Fox approached her pastor, the Rev. Mark Wilson. Waitsfield UCC hosts the hourlong vigils on Saturdays at 4 p.m. They’ve quickly become a community effort for the folks of the Mad River Valley, made up of a half dozen towns, each with less than 1,500 people.
Saplings as symbols
“For me, standing in solidarity with people in Ukraine is really important to let people know I care about the horrible invasion of their country,” said Pat Folsom, another Waitsfield UCC organizer. “I’m glad that other people in the community feel the same way.”
Folsom said during the weekly vigils, which began on March 5, you’ll find the group standing outside the church on the sidewalk. “In this town, a ski town, people are just coming off the slopes at that time of day,” she said. “We have had 10 to 15 people join us, with some new people every time.”
They are a colorful group, flying a Ukrainian flag and carrying decorated sapling staffs that symbolize the lasting resolve, strength and resilience of the Ukrainian people. A local woman, Susan Hoyt, made a staff for a rally in the capitol city of Montpelier on March 13. When her neighbors saw how beautiful and striking it was, they got a March 19 workshop together.
“Susan agreed to facilitate, gave us a shopping list,” Folsom said. “Several of us scoured stores in Central Vermont to buy blue, yellow and white flowers, ribbon and florist tape. My sister and I cut 15 sturdy saplings, 5 to 6 feet tall. Mark gave permission for us to use the church and we invited folks to join us. We gathered on Saturday afternoon and within one-and-a-half hours had decorated 10 saplings.”
Participants say the Waitsfield vigils are garnering attention. “We get lots of positive feedback in waves, peace signs, tooting of horns,” Folsom said. And Fox said others offered to give them something: “We had a gentleman approach us to ask if we were taking donations, if we needed coffee or water — and he profusely thanked us for our time and effort.”
“I am always open to helping folks in the church pursue their callings, as the Spirit moves them, especially in the pursuit of peace and justice,” Wilson said. “I also appreciate the very public nature of this witness.

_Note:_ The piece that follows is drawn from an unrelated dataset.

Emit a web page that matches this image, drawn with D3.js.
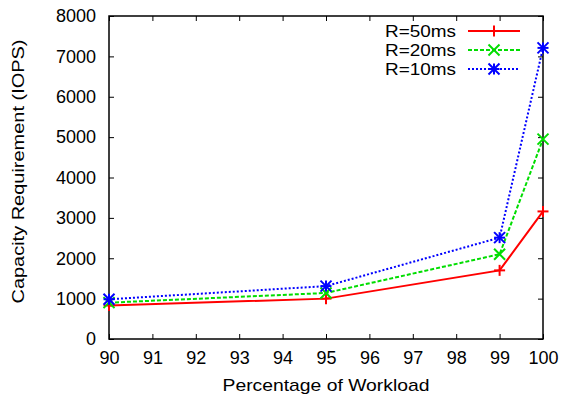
<!DOCTYPE html>
<html>
<head>
<meta charset="utf-8">
<script src="https://cdn.jsdelivr.net/npm/d3@7"></script>
<style>
  body { margin: 0; background: #fff; }
  text { font-family: "Liberation Sans", Arial, sans-serif; fill: #000; }
</style>
</head>
<body>
<div id="chart"></div>
<script>
/* DATA */
const xValues = [90, 95, 99, 100];
const r50 = [830, 1000, 1700, 3160];
const r20 = [900, 1140, 2100, 4950];
const r10 = [985, 1310, 2510, 7210];
const seriesNames = ["R=50ms", "R=20ms", "R=10ms"];
const xTicks = [90, 91, 92, 93, 94, 95, 96, 97, 98, 99, 100];
const yTicks = [0, 1000, 2000, 3000, 4000, 5000, 6000, 7000, 8000];

const config = {
    width: 562,
    height: 400,
    margin: { top: 16, right: 19, bottom: 61, left: 109 }
};

const svg = d3.select("#chart")
    .append("svg")
    .attr("width", config.width)
    .attr("height", config.height);

const x = d3.scaleLinear()
    .domain([90, 100])
    .range([config.margin.left, config.width - config.margin.right]);

const y = d3.scaleLinear()
    .domain([0, 8000])
    .range([config.height - config.margin.bottom, config.margin.top]);

const x0 = x.range()[0], x1 = x.range()[1];
const y0 = y.range()[0], y1 = y.range()[1];

// axes: inward ticks, mirrored on top/right
const tickLen = 5;
svg.append("g")
    .attr("transform", `translate(0,${y0})`)
    .call(d3.axisBottom(x).tickValues(xTicks).tickFormat(d3.format("d"))
        .tickSizeInner(-tickLen).tickSizeOuter(0).tickPadding(12))
    .call(g => g.select(".domain").remove())
    .call(g => g.selectAll("text").style("font-size", "18px"));

svg.append("g")
    .attr("transform", `translate(0,${y1})`)
    .call(d3.axisTop(x).tickValues(xTicks).tickSizeInner(-tickLen).tickSizeOuter(0).tickFormat(""))
    .call(g => g.select(".domain").remove());

svg.append("g")
    .attr("transform", `translate(${x0},0)`)
    .call(d3.axisLeft(y).tickValues(yTicks).tickFormat(d3.format("d"))
        .tickSizeInner(-tickLen).tickSizeOuter(0).tickPadding(13))
    .call(g => g.select(".domain").remove())
    .call(g => g.selectAll("text").style("font-size", "18px"));

svg.append("g")
    .attr("transform", `translate(${x1},0)`)
    .call(d3.axisRight(y).tickValues(yTicks).tickSizeInner(-tickLen).tickSizeOuter(0).tickFormat(""))
    .call(g => g.select(".domain").remove());

svg.selectAll(".tick line").attr("stroke", "#000");

svg.append("rect")
    .attr("x", x0).attr("y", y1)
    .attr("width", x1 - x0).attr("height", y0 - y1)
    .attr("fill", "none").attr("stroke", "#000").attr("stroke-width", 1.5);

// axis titles
svg.append("text")
    .attr("x", (x0 + x1) / 2)
    .attr("y", 391)
    .attr("text-anchor", "middle")
    .attr("textLength", 207)
    .attr("lengthAdjust", "spacingAndGlyphs")
    .style("font-size", "17px")
    .text("Percentage of Workload");

svg.append("text")
    .attr("transform", `translate(24,${(y0 + y1) / 2 - 6}) rotate(-90)`)
    .attr("text-anchor", "middle")
    .attr("textLength", 264)
    .attr("lengthAdjust", "spacingAndGlyphs")
    .style("font-size", "17px")
    .text("Capacity Requirement (IOPS)");

/* SERIES */
const series = [
    { name: seriesNames[0], values: r50, color: "#ff0000", dash: null, marker: "plus" },
    { name: seriesNames[1], values: r20, color: "#00dd00", dash: "4,2", marker: "cross" },
    { name: seriesNames[2], values: r10, color: "#0000ff", dash: "2,2", marker: "star" }
];

function drawMarker(g, type, cx, cy, color) {
    const s = 5.5;
    const segs = [];
    if (type === "plus" || type === "star") {
        segs.push([cx - s, cy, cx + s, cy], [cx, cy - s, cx, cy + s]);
    }
    if (type === "cross" || type === "star") {
        segs.push([cx - s, cy - s, cx + s, cy + s], [cx - s, cy + s, cx + s, cy - s]);
    }
    segs.forEach(p => {
        g.append("line")
            .attr("x1", p[0]).attr("y1", p[1])
            .attr("x2", p[2]).attr("y2", p[3])
            .attr("stroke", color).attr("stroke-width", 2);
    });
}

const line = d3.line().x((d, i) => x(xValues[i])).y(d => y(d));

series.forEach(s => {
    const g = svg.append("g");
    g.append("path")
        .datum(s.values)
        .attr("d", line)
        .attr("fill", "none")
        .attr("stroke", s.color)
        .attr("stroke-width", 2)
        .attr("stroke-dasharray", s.dash);
    s.values.forEach((v, i) => drawMarker(g, s.marker, x(xValues[i]), y(v), s.color));
});

/* LEGEND */
const legend = svg.append("g");
series.forEach((s, i) => {
    const ly = 31 + i * 19;
    legend.append("text")
        .attr("x", 456)
        .attr("y", ly)
        .attr("dy", "0.35em")
        .attr("text-anchor", "end")
        .attr("textLength", 71)
        .attr("lengthAdjust", "spacingAndGlyphs")
        .style("font-size", "17px")
        .text(s.name);
    legend.append("line")
        .attr("x1", 468).attr("x2", 520)
        .attr("y1", ly).attr("y2", ly)
        .attr("stroke", s.color)
        .attr("stroke-width", 2)
        .attr("stroke-dasharray", s.dash);
    drawMarker(legend, s.marker, 494, ly, s.color);
});
</script>
</body>
</html>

“At a recent vigil, a car pulled over, and a woman got out and took a photo. She was in tears. She has a friend in Ukraine, and she wanted her friend to see this local show of solidarity with the Ukrainian people, half-way around the world.”
Braving the cold
In their college town in South Dakota, the people of Brookings UCC have been braving frigid weather as they call attention to their prayers for peace each week.
“We started three weeks ago when the temperature was about 10 degrees and the wind chill was below zero,” said the church’s pastor, Mark Johnsen. “Although I honestly wasn’t looking forward to standing out there that day, I also knew that it would cause me to more intently reflect upon the plight of the Ukrainians who have been bombed out or had to leave the their homes and who were having to endure the cold for days, and even weeks. So I was pleased with the number of ‘tough souls’ who showed up that day, as well as the two weeks since.”
Johnsen’s wife, Lisa, suggested the vigils. The church council thought it might be a way to “connect with some like-minded people … and maybe become an opportunity to build relationships with some new folks as well,” Johnsen said.
‘Had to respond’
So on Fridays at 5 p.m., since March 11, Brookings UCC members have been lining the sidewalk, holding signs and waving flags. Cole Sartell held a flag that read, “Stop Putin, Stop War.”
“I want to do something for the Ukrainian people,” he said. “So I figure standing with other community members to show my support is the bare minimum of what I can do. If we all keep banding together, to show our support, maybe that will help the Ukrainian people keep faith that they can win this with all of us standing with them.”
“As I watch what is going on in Ukraine, my heart breaks for what the people of Ukraine have to endure,” said Jim Cochrane, another member of the church. “Russian troops invaded their country and seem to be intent on causing as much destruction as possible. I wonder what they would do if someone invaded their country and caused such destruction. I feel for their president and all the people of that nation. May this end soon and peace be restored.”
“Reaching out to those in Ukraine is reaching out to real people — the families of students in my English as a Second Language classes, the friends of my son when he served in the Peace Corps in Ukraine, war refugees like those I’ve hosted in my home, and all the faces we see on TV,” said church member Mary McCaa. “As Christians, our church had to respond in some way. A peace vigil is a way for us to invite others in Brookings to stand with us in support of both those in Ukraine and the many refugees who have left, and together pray for peace.”
Neighbors join in
They’ve been joined by some of their neighbors, who have responded to the church’s invitation in the newspaper to please come.
“As someone committed to a pastoral calling to nonviolence training and action for the last 40 years, I believe we need to use every tool available to place alternatives to violence before the human community in this war-weary world,” said the Rev. Carl Kline, UCC minister and founder of the Brookings Interfaith Council. “The toolbox includes vigils for peace in Ukraine.”
“I feel so helpless in this struggle, so my only option is to pray for the people of Ukraine,” said Adele Buum. “By encouraging our community to come together in the vigil, we send forth prayers of love, support and peace.”
As Brookings UCC members Dave and Mona Dykhouse wrote, “It is our hope that this weekly vigil will give some the opportunity to stop and contemplate if only for a brief moment that we are all one world, that we are all connected and perhaps recognize the Christ in every single soul.”
Johnsen said the Brookings congregation will continue the half-hour Friday vigils until there is peace in Ukraine.
When asked how long they will continue to gather weekly outside Waitsfield UCC, Wilson said, “We will continue to stand for peace until there is peace.”